There is no requirement to use gov't email, just to preserve, report, and convey official correspondence to the Archives. HRC took no steps to do any of that until a few weeks ago. She still has not produced all the email, and there's a question that it can all be recovered. Hillary is the first SoS to not use the gov't system at all, at least as far back as Powell. Her predecessors say they used the gov't system for official purposes, but several used their own accounts for personal messages.

The problem with that law all along has been that it imposes no specific criminal or civil penalties for noncompliance.

What you may have heard to the contrary is simply a convenient error.

http://www.archives.gov/about/laws/fed-agencies.html#unlawful

§ 3106. Unlawful removal, destruction of records

(a) FEDERAL AGENCY NOTIFICATION.—The head of each Federal agency shall notify the Archivist of any actual, impending, or threatened unlawful removal, defacing, alteration, corruption, deletion, erasure, or other destruction of records in the custody of the agency, and with the assistance of the Archivist shall initiate action through the Attorney General for the recovery of records the head of the Federal agency knows or has reason to believe have been unlawfully removed from that agency, or from another Federal agency whose records have been transferred to the legal custody of that Federal agency.

(b) ARCHIVIST NOTIFICATION.—In any case in which the head of the Federal agency does not initiate an action for such recovery or other redress within a reasonable period of time after being notified of any such unlawful action described in subsection (a), or is participating in, or believed to be participating in any such unlawful action, the Archivist shall request the Attorney General to initiate such an action, and shall notify the Congress when such a request has been made.

§ 3107. Authority of Comptroller General

Chapters 21, 25, 27, 29, and 31 of this title do not limit the authority of the Comptroller General of the United States with respect to prescribing accounting systems, forms, and procedures, or lessen the responsibility of collecting and disbursing officers for rendition of their accounts for settlement by the General Accounting Office.

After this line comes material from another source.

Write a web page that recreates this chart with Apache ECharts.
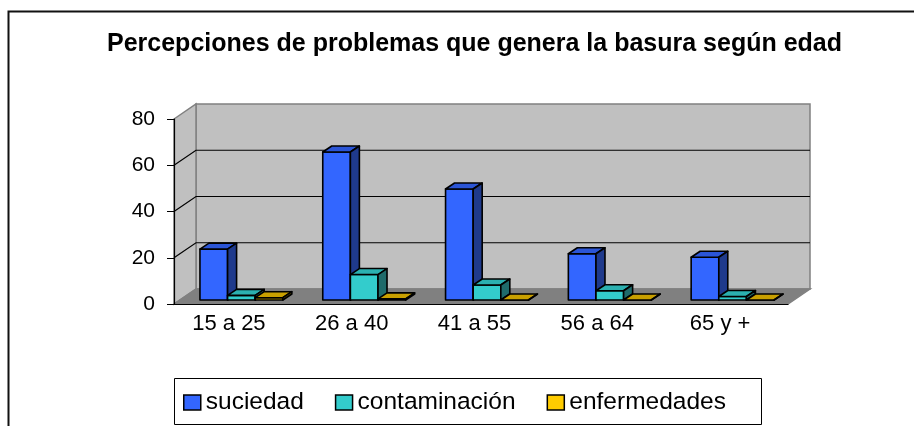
<!DOCTYPE html>
<html>
<head>
<meta charset="utf-8">
<script src="https://cdn.jsdelivr.net/npm/echarts@6/dist/echarts.min.js"></script>
<style>
  html, body { margin: 0; padding: 0; background: #fff; }
  #main { width: 914px; height: 426px; }
</style>
</head>
<body>
<div id="main"></div>
<script>
const categories = ['15 a 25', '26 a 40', '41 a 55', '56 a 64', '65 y +'];
const suciedad = [22, 64, 48, 20, 18.5];
const contaminacion = [2, 11, 6.5, 4, 1.5];
const enfermedades = [1, 0.5, 0, 0, 0];
const seriesNames = ['suciedad', 'contaminación', 'enfermedades'];
const yTicks = [0, 20, 40, 60, 80];

const FONT = "'Liberation Sans', Arial, sans-serif";
// depth of the walls and of the bar row (oblique projection)
const WALL = [22, -15];
const ROW = [6, -4];
const DEPTH = [9, -6];

const faces = [
  { front: '#3366FF', top: '#2B55D6', side: '#1F3A8C' },
  { front: '#33CCCC', top: '#2BB0B0', side: '#1F6B6B' },
  { front: '#FFCC00', top: '#C9A000', side: '#7F6600' }
];

const chart = echarts.init(document.getElementById('main'));

function renderWalls(params, api) {
  const cs = params.coordSys;
  const L = cs.x, R = cs.x + cs.width, T = cs.y, B = cs.y + cs.height;
  const wx = WALL[0], wy = WALL[1];
  const gray = '#808080';
  const children = [
    { type: 'polygon', shape: { points: [[L + wx, T + wy], [R + wx, T + wy], [R + wx, B + wy], [L + wx, B + wy]] },
      style: { fill: '#C0C0C0', stroke: gray, lineWidth: 1.5 } },
    { type: 'polygon', shape: { points: [[L, T], [L + wx, T + wy], [L + wx, B + wy], [L, B]] },
      style: { fill: '#C0C0C0', stroke: gray, lineWidth: 1.5 } },
    { type: 'polygon', shape: { points: [[L, B], [R, B], [R + wx, B + wy], [L + wx, B + wy]] },
      style: { fill: '#808080', stroke: gray, lineWidth: 1.5 } }
  ];
  yTicks.slice(1, -1).forEach(t => {
    const y = api.coord([0, t])[1];
    children.push({ type: 'polyline', shape: { points: [[L, y], [L + wx, y + wy], [R + wx, y + wy]] },
      style: { stroke: '#000', lineWidth: 1.2, fill: null } });
  });
  return { type: 'group', children: children };
}

function renderBar(k, params, api) {
  const i = api.value(0), v = api.value(1);
  const base = api.coord([i, 0]);
  const top = api.coord([i, v]);
  const W = api.size([1, 0])[0];
  const bw = W * 0.225;
  const x0 = base[0] - 1.5 * bw + k * bw + ROW[0];
  const x1 = x0 + bw;
  const y0 = base[1] + ROW[1];
  const y1 = top[1] + ROW[1];
  const dx = DEPTH[0], dy = DEPTH[1];
  const c = faces[k];
  const line = { stroke: '#000', lineWidth: 1.6, lineJoin: 'round' };
  return {
    type: 'group',
    children: [
      { type: 'polygon', shape: { points: [[x0, y0], [x0, y1], [x1, y1], [x1, y0]] },
        style: Object.assign({ fill: c.front }, line) },
      { type: 'polygon', shape: { points: [[x0, y1], [x0 + dx, y1 + dy], [x1 + dx, y1 + dy], [x1, y1]] },
        style: Object.assign({ fill: c.top }, line) },
      { type: 'polygon', shape: { points: [[x1, y1], [x1 + dx, y1 + dy], [x1 + dx, y0 + dy], [x1, y0]] },
        style: Object.assign({ fill: c.side }, line) }
    ]
  };
}

const values = [suciedad, contaminacion, enfermedades];
const barSeries = seriesNames.map((name, k) => ({
  name: name,
  type: 'custom',
  renderItem: (params, api) => renderBar(k, params, api),
  itemStyle: { color: faces[k].front, borderColor: '#000', borderWidth: 1.5 },
  data: values[k].map((v, i) => [i, v]),
  z: 3
}));

const option = {
  animation: false,
  textStyle: { fontFamily: FONT },
  title: {
    text: 'Percepciones de problemas que genera la basura según edad',
    left: 102,
    top: 27,
    textStyle: { fontSize: 25, fontWeight: 'bold', color: '#000', fontFamily: FONT }
  },
  legend: {
    data: seriesNames,
    left: 178,
    top: 385,
    icon: 'rect',
    itemWidth: 17,
    itemHeight: 15,
    itemGap: 31,
    selectedMode: false,
    itemStyle: { borderColor: '#000', borderWidth: 1.5 },
    textStyle: { fontSize: 24.5, color: '#000', fontFamily: FONT }
  },
  grid: { left: 174, right: 126, top: 119, bottom: 122, containLabel: false },
  xAxis: {
    type: 'category',
    data: categories,
    boundaryGap: true,
    z: 5,
    axisLine: { lineStyle: { color: '#000', width: 1.2 } },
    axisTick: { length: 7, lineStyle: { color: '#000' } },
    axisLabel: { fontSize: 22, color: '#000', margin: 9, padding: [0, 13, 0, 0], fontFamily: FONT }
  },
  yAxis: {
    type: 'value',
    min: 0,
    max: 80,
    interval: 20,
    z: 5,
    axisLine: { show: true, lineStyle: { color: '#000', width: 1.2 } },
    axisTick: { show: true, length: 7, lineStyle: { color: '#000' } },
    splitLine: { show: false },
    axisLabel: { fontSize: 21, color: '#000', margin: 19, fontFamily: FONT }
  },
  graphic: [
    { type: 'rect', shape: { x: 8.5, y: 11.5, width: 1000, height: 1000 },
      style: { fill: null, stroke: '#111', lineWidth: 2 }, silent: true },
    { type: 'rect', shape: { x: 174.5, y: 378.5, width: 587, height: 46 },
      style: { fill: null, stroke: '#000', lineWidth: 1 }, silent: true }
  ],
  series: [
    {
      type: 'custom',
      renderItem: renderWalls,
      data: [[0, 0]],
      silent: true,
      z: 1
    }
  ].concat(barSeries)
};

chart.setOption(option);
</script>
</body>
</html>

The statutory definition or records in the Federal Records Act (per the latest version shown at https://www.law.cornell.edu/uscode/text/44/3301:

As used in this chapter, “records” includes all books, papers, maps, photographs, machine readable materials, or other documentary materials, regardless of physical form or characteristics, made or received by an agency of the United States Government under Federal law or in connection with the transaction of public business and preserved or appropriate for preservation by that agency or its legitimate successor as evidence of the organization, functions, policies, decisions, procedures, operations, or other activities of the Government or because of the informational value of data in them. Library and museum material made or acquired and preserved solely for reference or exhibition purposes, extra copies of documents preserved only for convenience of reference, and stocks of publications and of processed documents are not included.


As can be seen, the definition is based on the anything made or received by a federal agency in connection with the transaction of public business, regardless of physical form. The specific things mentioned, like books and maps, do not limit that broader concept.

If you click on the notes tab, you find that "machine readable materials" was added in the 1970s. Again, though, the specific form in which data is embodied is not relevant to the definition. Here's that amendment in the attached Note:

› Title 44 › Chapter 33 › § 3301
44 U.S. Code § 3301 - Definition of records

Current through Pub. L. 113-296, except 113-287, 113-291, 113-295. (See Public Laws for the current Congress.)

US Code
Notes
Authorities (CFR)

Source

(Pub. L. 90–620, Oct. 22, 1968, 82 Stat. 1299; Pub. L. 94–575, § 4(c)(2),Oct. 21, 1976, 90 Stat. 2727.)
Historical and Revision Notes

Based on 44 U.S. Code, 1964 ed., § 366 (July 7, 1943, ch. 192, § 1,57 Stat. 380).
Amendments

1976—Pub. L. 94–575 expanded “records” to include “machine readable materials”.